Middle schools to add door card readers

By Ryan Cornell

WOODSTOCK — Middle schools in Shenandoah County are hoping to increase student safety when they add an electronic access control system to their doors this spring.

Deborah Litten, student services supervisor and emergency manager for Shenandoah County Public Schools, said that although doors other than the front entrance are kept locked, they could be opened by anyone with a duplicate key.

“Right now, I can’t tell you honestly who has keys to the doors at any of the schools,” she said at a Thursday night school board meeting. “Because I don’t know where they are. And that is our next initiative. We want to get a better control of who has keys and access and we want to go to an electronic access system.”
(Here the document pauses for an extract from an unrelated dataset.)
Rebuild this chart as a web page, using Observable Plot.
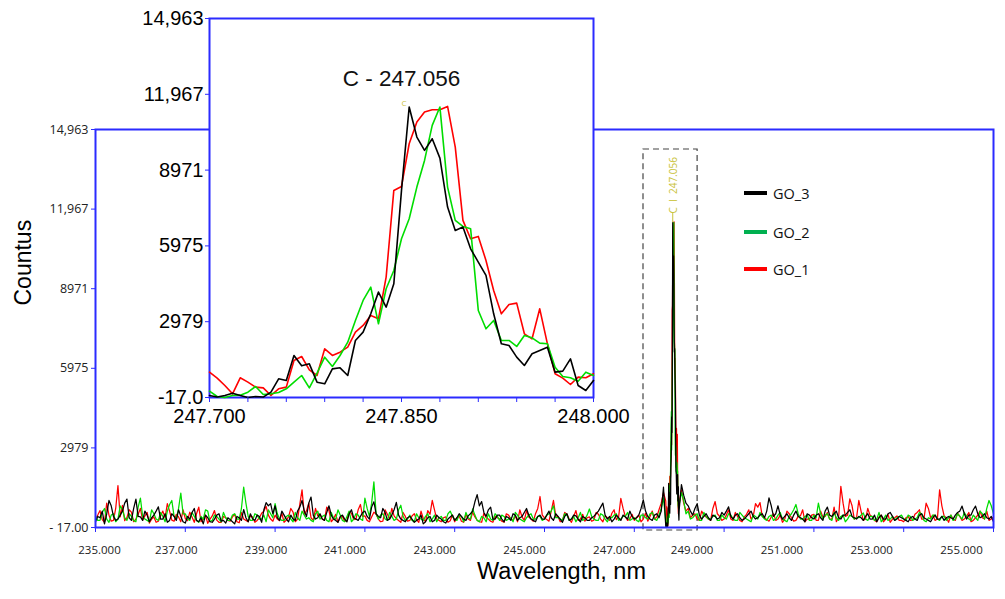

Litten said the doors wouldn’t be replaced, but a device with sensors would be installed to designated doors leading outside. She said the system would keep a log of who entered the building at what times.

“The beauty of the card swipe is I can give you a card that pinpoints exactly the day and time that you get in,” she said. “You can get in Saturday from 2 to 4 and then it becomes deactivated.

“Think of it like a hotel room card. They can activate it at the front desk when the guest comes in, though it depends on the card system and card reader as to how fine-tuned it can be.”

School division officials will meet with companies next week to gather bids and learn more about the different types of systems available.

“We have to talk to several companies and pick the one that best fits our needs,” Litten said. “That’s when we’ll get the cost.”

The access system is funded though a $43,704 school security equipment grant awarded from the commonwealth last summer. Litten said the division has until March 1 to spend the grant money on the materials.

She said the county’s three middle schools would test the system first before phasing it to other schools.

The card readers join a list of other safety features implemented by Shenandoah County schools, such as security cameras, vehicle decals, identification badges, panic alarms, school resource officers in every school and training from the sheriff’s office on recognizing suspicious mail and people.

Threat assessment teams, including school administrators, school resource officers and guidance counselors, will be trained on Jan. 27 and March 31 to learn more about mental health and how to identify students who might be at risk for suicide or violent behaviors.

“So many of the school shootings and events, after they do research on the perpetrator, there are all these red flags,” Litten said. “The threat assessment teams will be trained to look for those red flags.”